According to LiAngelo Ball’s father, LaVar, “Everybody making it a big deal, it ain’t that big of a deal.”
Although first-time shoplifting offenders in California typically face misdemeanor charges and potential penalties of fines and/or time in a county jail, that’s not the case in China. Formal charges usually end up in a conviction and defendants can arbitrarily be sentenced to probation or spend years in prison. The judicial system is politicized and there are no guarantees that ordinary Chinese citizens will receive a fair trial. Guess it all depends on who you know.
While UCLA’s players may not be personally acquainted with the president of the United States, he interceded on their behalf and they were subsequently permitted to leave China and return home. If this was your kid or my kid, President Trump would not, in all likelihood, have phoned Chinese President Xi Jinping to spring us from jail. Those calls are usually reserved for former advisors and cabinet members, family, and, on occasion, athletes who don’t take a knee.
Unlike many Chinese citizens charged with offenses of this nature, the trio did not stew in a squalid state-run jail awaiting trial. They were holed up in the luxurious five-star Hyatt Regency Hotel, not the Hangzhou Hoosegow. They were not under house arrest. They were merely “detained.” As in detention. As in the kind of punishment meted out to wayward seventh graders.

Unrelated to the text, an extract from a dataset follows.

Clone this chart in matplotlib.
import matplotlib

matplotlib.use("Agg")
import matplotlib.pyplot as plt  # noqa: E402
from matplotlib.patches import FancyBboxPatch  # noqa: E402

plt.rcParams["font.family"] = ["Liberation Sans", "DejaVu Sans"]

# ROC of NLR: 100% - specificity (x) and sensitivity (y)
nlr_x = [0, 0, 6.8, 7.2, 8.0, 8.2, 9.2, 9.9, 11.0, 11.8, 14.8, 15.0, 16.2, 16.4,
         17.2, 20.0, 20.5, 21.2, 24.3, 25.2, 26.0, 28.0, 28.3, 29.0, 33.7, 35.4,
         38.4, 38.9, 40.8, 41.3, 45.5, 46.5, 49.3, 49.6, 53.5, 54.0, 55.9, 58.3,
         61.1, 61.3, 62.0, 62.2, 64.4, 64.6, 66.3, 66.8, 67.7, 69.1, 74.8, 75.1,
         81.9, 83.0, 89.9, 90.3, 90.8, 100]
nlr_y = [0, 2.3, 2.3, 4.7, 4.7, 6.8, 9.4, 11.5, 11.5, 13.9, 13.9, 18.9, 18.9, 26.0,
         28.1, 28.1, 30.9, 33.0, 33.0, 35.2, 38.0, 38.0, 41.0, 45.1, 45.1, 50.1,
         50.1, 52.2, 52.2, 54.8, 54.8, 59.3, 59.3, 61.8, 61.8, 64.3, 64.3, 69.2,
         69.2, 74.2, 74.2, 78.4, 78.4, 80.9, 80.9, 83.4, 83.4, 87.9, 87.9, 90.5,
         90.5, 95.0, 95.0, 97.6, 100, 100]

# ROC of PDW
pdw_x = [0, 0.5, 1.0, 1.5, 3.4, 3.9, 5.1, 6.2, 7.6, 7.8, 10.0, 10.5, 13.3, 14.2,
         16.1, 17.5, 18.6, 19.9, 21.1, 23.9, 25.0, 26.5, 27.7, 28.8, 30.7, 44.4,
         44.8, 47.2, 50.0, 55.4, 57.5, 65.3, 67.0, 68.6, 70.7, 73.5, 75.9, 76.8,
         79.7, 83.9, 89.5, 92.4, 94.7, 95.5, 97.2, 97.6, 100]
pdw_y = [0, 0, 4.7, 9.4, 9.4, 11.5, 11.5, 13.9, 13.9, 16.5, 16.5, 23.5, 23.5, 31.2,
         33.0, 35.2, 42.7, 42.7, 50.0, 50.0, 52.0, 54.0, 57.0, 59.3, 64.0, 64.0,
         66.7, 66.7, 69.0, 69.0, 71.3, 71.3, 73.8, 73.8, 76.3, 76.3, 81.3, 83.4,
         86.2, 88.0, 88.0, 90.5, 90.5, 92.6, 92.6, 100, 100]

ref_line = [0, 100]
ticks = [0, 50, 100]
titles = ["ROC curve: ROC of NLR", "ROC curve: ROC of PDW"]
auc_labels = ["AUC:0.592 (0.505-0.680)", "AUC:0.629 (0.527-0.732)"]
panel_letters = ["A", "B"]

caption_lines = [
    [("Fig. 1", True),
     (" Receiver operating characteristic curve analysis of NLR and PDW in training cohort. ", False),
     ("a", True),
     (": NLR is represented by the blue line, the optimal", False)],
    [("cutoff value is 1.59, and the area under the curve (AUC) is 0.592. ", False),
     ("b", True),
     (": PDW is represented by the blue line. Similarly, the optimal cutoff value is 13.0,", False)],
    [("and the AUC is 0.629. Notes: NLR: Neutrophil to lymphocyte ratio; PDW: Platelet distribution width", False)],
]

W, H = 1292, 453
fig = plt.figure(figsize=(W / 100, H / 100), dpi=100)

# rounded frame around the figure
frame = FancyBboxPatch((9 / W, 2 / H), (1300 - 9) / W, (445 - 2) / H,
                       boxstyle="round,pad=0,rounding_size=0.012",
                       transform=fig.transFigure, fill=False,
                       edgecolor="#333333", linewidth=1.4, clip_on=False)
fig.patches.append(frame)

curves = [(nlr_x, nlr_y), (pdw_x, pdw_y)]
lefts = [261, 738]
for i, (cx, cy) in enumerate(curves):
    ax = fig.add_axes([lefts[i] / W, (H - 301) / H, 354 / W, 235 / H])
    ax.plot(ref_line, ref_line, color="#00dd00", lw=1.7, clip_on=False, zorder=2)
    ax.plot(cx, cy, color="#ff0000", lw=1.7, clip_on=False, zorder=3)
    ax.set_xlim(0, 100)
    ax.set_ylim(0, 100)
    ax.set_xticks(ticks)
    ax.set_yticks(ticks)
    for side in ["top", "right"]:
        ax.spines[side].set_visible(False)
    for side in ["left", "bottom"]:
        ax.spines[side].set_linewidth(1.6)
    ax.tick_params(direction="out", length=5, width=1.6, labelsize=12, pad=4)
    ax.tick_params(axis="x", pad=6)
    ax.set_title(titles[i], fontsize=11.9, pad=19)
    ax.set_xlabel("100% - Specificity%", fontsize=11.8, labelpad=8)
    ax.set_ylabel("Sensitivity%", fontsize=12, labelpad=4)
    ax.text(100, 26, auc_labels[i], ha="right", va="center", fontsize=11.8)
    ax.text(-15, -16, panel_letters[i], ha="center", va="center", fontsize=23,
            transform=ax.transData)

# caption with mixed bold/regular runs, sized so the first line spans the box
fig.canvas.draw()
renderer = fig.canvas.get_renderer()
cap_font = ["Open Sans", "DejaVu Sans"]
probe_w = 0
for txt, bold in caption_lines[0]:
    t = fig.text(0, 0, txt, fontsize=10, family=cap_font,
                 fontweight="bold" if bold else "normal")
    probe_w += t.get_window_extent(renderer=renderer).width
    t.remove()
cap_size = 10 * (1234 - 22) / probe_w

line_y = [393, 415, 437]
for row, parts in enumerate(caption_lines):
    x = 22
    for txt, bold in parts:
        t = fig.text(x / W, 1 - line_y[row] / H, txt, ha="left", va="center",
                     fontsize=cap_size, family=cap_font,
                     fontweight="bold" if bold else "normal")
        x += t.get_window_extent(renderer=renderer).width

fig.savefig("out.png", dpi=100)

According to some media reports, the three were even able to work out in the hotel gym, presumably to stay in shape for their next big home game back in Pauley Pavilion. And while they may not share misty watercolor memories of their trip to China when they arrive back in Los Angeles, while there they did have a spectacular view of Hangzhou’s beautiful West Lake, room service, high-speed internet, and satellite TV. Upon which they may have watched their less-incorrigible teammates kick Georgia Tech’s butts last week in Shanghai. Without their help.

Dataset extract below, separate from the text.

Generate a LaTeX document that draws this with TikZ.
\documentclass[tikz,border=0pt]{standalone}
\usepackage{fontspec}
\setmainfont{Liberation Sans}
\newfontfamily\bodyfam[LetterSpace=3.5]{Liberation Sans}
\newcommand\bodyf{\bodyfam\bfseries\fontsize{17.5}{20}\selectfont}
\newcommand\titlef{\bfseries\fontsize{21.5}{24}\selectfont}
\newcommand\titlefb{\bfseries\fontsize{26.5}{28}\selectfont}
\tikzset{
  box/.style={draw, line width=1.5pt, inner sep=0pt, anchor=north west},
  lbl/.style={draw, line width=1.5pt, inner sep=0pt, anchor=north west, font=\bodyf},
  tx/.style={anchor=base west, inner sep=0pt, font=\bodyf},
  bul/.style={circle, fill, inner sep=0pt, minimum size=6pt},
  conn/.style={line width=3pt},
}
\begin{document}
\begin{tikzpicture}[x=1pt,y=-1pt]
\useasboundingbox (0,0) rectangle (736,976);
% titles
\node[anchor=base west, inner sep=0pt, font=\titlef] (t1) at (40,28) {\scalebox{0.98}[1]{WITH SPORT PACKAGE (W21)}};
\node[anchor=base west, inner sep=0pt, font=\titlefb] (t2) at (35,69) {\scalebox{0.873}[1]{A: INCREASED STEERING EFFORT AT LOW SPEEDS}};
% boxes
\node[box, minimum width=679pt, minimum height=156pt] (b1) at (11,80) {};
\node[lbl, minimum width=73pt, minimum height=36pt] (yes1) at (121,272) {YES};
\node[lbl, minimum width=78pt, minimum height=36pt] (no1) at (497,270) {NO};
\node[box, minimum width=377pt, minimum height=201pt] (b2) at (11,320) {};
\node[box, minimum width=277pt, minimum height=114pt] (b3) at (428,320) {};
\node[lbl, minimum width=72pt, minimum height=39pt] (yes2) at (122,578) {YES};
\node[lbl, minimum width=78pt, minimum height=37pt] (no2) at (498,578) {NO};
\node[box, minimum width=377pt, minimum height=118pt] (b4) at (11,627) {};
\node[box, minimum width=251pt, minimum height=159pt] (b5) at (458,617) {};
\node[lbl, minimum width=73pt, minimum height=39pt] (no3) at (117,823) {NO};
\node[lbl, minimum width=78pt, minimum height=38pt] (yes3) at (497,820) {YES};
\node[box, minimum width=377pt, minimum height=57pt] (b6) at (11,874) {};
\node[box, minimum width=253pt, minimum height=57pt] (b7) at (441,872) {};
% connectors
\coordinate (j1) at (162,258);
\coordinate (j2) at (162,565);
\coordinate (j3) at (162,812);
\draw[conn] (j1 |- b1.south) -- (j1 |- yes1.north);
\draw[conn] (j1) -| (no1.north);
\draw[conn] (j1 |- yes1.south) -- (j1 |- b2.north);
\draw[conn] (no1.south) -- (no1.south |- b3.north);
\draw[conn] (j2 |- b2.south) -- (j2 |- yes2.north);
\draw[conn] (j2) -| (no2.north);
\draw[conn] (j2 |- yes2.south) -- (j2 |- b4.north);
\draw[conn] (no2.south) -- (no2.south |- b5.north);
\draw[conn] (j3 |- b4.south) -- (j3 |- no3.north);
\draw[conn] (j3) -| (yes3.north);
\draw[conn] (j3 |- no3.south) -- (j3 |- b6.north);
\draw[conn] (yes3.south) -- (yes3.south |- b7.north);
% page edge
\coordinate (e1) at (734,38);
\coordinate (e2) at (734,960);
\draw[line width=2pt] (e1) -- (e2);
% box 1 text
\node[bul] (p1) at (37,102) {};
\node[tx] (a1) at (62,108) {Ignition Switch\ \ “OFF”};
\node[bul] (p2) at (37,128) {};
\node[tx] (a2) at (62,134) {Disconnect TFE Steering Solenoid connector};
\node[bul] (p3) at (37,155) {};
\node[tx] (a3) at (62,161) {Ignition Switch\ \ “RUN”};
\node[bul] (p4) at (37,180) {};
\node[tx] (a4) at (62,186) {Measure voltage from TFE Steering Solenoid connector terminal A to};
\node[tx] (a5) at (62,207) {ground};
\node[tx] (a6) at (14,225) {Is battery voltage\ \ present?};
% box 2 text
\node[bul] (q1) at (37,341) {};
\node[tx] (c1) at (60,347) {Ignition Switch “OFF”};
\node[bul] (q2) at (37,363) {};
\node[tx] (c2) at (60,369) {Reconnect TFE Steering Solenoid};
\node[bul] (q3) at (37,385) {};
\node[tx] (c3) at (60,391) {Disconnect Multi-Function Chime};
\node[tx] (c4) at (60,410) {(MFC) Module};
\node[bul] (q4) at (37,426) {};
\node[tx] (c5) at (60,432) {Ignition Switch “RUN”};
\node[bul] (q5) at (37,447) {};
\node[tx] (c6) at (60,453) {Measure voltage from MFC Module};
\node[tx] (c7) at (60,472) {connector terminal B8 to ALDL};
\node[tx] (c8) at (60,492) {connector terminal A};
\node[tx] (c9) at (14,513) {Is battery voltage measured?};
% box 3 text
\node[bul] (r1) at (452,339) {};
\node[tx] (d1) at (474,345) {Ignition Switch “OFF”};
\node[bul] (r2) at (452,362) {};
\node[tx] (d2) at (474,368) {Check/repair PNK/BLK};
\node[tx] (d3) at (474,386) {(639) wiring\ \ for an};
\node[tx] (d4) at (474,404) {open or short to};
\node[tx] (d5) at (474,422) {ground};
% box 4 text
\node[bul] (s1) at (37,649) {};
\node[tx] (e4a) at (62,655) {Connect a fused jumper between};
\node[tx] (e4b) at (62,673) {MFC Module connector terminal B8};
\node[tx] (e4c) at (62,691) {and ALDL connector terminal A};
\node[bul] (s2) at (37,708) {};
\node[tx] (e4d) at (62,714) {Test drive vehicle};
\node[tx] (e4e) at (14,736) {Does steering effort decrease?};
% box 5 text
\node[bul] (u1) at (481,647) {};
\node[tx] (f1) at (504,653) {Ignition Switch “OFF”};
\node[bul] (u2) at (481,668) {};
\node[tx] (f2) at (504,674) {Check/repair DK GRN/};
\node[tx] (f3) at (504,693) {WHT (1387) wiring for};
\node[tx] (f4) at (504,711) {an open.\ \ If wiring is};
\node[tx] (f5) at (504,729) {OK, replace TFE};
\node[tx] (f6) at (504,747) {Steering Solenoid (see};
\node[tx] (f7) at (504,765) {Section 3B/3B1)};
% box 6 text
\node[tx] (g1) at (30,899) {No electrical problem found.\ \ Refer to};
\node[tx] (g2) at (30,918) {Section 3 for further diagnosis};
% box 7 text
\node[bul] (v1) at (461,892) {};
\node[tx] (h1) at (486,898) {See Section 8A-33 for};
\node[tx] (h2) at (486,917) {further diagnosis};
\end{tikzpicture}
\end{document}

Let me be clear. I do not wish these young men ill. I didn’t want to see them doing time in a Chinese prison. But I do think meaningful punishment is in order once they return stateside.

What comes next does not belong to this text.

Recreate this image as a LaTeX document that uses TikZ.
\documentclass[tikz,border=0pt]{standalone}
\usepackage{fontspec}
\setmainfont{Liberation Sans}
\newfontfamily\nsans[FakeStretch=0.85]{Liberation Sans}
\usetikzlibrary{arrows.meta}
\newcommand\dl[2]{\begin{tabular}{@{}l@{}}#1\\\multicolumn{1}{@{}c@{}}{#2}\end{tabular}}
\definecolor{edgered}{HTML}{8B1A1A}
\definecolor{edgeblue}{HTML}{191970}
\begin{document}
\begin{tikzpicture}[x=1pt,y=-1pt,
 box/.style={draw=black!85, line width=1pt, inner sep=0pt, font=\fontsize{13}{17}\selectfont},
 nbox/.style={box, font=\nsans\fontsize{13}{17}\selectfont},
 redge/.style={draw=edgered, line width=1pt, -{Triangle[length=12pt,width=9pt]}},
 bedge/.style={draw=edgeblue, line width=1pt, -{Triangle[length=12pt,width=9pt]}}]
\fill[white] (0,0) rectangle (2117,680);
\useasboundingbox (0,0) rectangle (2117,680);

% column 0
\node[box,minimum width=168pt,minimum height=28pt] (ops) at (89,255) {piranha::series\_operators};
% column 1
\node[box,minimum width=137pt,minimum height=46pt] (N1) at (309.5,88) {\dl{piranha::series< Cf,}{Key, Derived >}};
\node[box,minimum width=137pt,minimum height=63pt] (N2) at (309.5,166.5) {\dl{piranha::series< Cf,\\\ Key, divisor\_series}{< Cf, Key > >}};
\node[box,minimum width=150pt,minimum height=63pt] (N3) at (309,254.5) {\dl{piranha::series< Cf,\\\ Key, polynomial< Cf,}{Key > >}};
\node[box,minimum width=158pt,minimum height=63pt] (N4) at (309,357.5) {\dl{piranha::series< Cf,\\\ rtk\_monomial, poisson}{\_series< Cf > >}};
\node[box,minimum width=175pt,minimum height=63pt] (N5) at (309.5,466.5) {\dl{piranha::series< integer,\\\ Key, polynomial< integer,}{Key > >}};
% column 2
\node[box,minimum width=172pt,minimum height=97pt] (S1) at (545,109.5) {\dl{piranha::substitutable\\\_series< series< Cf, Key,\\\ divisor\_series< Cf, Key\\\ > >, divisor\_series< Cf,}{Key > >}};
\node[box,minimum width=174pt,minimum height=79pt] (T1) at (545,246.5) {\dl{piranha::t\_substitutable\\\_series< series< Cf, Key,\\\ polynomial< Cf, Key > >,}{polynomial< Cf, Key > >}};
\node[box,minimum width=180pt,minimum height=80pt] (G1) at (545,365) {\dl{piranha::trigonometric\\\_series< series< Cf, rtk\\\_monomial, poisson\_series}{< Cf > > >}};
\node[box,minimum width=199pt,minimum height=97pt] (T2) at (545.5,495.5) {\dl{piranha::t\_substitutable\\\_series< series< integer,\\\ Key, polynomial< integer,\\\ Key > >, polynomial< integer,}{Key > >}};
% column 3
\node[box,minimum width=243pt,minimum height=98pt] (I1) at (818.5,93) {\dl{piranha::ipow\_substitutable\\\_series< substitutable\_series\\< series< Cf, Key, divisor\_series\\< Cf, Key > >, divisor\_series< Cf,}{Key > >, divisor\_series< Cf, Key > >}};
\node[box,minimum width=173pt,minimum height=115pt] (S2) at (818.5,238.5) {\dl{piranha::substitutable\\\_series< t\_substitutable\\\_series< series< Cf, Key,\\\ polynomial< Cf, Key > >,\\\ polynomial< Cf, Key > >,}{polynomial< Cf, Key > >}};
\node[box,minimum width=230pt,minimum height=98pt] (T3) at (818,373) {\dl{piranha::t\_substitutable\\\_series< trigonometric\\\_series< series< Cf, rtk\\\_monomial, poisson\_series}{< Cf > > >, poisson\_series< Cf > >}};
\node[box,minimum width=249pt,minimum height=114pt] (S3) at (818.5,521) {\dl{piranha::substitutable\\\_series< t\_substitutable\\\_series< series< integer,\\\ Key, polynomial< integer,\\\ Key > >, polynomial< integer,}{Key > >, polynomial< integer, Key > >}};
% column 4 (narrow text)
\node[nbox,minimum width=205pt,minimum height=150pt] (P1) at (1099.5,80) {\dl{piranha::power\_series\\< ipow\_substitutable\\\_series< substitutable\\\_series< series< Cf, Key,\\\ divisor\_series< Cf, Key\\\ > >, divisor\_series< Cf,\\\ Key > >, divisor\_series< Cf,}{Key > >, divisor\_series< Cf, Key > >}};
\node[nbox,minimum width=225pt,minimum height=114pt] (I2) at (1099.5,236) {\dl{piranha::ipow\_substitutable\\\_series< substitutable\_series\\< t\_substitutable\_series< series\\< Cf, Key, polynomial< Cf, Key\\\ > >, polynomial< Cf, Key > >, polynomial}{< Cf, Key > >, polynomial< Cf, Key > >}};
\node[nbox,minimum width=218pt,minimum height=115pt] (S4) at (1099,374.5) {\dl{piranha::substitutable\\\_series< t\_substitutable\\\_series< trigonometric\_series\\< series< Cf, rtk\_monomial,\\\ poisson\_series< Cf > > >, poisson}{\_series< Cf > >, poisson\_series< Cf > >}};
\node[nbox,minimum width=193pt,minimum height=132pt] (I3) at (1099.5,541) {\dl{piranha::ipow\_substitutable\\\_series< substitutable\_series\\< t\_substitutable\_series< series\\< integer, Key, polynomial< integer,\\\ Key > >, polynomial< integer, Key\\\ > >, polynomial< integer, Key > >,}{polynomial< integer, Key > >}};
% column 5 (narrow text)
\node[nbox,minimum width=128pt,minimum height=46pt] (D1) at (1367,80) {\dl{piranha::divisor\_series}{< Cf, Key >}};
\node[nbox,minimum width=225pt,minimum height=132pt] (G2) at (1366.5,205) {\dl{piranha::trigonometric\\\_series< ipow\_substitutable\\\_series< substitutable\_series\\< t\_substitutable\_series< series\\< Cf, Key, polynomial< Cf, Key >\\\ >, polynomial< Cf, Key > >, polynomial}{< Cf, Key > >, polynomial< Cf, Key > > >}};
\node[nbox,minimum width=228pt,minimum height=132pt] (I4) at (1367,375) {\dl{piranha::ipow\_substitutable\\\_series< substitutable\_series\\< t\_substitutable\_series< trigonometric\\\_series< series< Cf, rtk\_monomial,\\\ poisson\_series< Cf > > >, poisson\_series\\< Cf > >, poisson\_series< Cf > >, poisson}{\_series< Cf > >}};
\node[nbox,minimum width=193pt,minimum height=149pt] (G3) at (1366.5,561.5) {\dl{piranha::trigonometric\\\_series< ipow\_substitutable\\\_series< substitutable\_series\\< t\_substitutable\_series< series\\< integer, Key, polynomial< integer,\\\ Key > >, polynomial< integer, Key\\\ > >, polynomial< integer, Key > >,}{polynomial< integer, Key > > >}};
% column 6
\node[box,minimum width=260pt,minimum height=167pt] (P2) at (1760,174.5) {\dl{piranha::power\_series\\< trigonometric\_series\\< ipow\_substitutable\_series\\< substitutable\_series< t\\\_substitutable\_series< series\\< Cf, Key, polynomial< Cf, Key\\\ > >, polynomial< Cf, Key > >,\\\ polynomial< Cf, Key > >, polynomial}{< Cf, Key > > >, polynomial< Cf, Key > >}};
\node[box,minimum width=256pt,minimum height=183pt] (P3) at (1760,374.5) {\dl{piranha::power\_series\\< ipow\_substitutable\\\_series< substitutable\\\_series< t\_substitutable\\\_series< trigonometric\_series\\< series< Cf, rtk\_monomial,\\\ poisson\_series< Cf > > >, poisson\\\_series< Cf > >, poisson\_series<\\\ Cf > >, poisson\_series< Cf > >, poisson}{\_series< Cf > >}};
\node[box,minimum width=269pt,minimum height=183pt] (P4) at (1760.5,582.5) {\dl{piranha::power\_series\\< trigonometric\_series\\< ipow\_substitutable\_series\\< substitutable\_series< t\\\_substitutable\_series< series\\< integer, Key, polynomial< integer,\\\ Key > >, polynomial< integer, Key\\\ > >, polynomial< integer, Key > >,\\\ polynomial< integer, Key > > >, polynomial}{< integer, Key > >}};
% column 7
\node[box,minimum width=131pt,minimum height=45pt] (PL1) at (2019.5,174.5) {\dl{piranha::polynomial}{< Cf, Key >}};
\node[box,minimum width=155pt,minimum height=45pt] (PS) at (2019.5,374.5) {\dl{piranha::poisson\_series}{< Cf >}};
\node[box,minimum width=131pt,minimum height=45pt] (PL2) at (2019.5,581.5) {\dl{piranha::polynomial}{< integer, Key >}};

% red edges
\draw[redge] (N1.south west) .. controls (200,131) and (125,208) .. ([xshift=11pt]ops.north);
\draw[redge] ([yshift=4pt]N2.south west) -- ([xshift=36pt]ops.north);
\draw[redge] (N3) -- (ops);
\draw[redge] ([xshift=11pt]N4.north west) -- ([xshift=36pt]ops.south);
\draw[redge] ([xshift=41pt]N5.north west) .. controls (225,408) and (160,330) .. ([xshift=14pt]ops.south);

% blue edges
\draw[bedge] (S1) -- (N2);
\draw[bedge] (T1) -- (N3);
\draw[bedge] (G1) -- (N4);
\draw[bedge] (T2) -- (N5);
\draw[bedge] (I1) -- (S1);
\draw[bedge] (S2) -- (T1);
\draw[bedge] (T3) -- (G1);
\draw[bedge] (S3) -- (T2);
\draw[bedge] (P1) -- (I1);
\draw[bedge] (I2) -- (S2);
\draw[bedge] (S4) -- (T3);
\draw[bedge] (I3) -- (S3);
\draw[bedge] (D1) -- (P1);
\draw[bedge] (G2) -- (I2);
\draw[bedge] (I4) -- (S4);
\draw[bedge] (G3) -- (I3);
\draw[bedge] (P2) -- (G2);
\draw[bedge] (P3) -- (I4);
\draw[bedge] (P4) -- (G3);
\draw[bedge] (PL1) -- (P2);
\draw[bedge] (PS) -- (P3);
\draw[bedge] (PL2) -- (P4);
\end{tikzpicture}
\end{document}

How about this. Revoke their athletic scholarships and kick their butts off the team. Permanently. No hand slaps. No sitting it out for four or five games or even a season. Gone. Game over.
There is a sense of entitlement among many young athletes that is, in the long run, potentially debilitating. From a very early age, these men and women are coddled and complimented and pumped up to a degree that they begin to believe their own press: that they are untouchable, invincible, superior. We do them a disservice in perpetuating this fantasy. Yet, we continue to do so because colleges make vast sums of money off the blood, sweat, pain, suffering, and triumphs of these very same athletes.
Even though they ultimately play for themselves and their teammates, UCLA was emblazoned across their jerseys and jackets. As such, they were representing all of us - not just Bruins fans - at home. Members of the Georgia Tech Yellow Jackets who were in the company of the three Bruins at the time of the alleged incident understood this. They were questioned and cleared of any wrong-doing.
The games our teams play overseas - exhibition, regular season, world championships, or the Olympics - are meant to show the world the best America has to offer. These guys were clearly neither our best or brightest.
All of us must play on a level field. In life, and under the law, we are all supposed to be equal. I feel sorry for LiAngelo, Cody, and Jalen. Wrong, however, is still wrong and bad behavior cannot go unpunished, especially when it is criminal in nature. Being benched would be insufficient and unfair to the millions of athletes worldwide, both amateur and professional, who manage to keep their noses clean, play by the rules, and consistently demonstrate good sportsmanship, both on and off the court.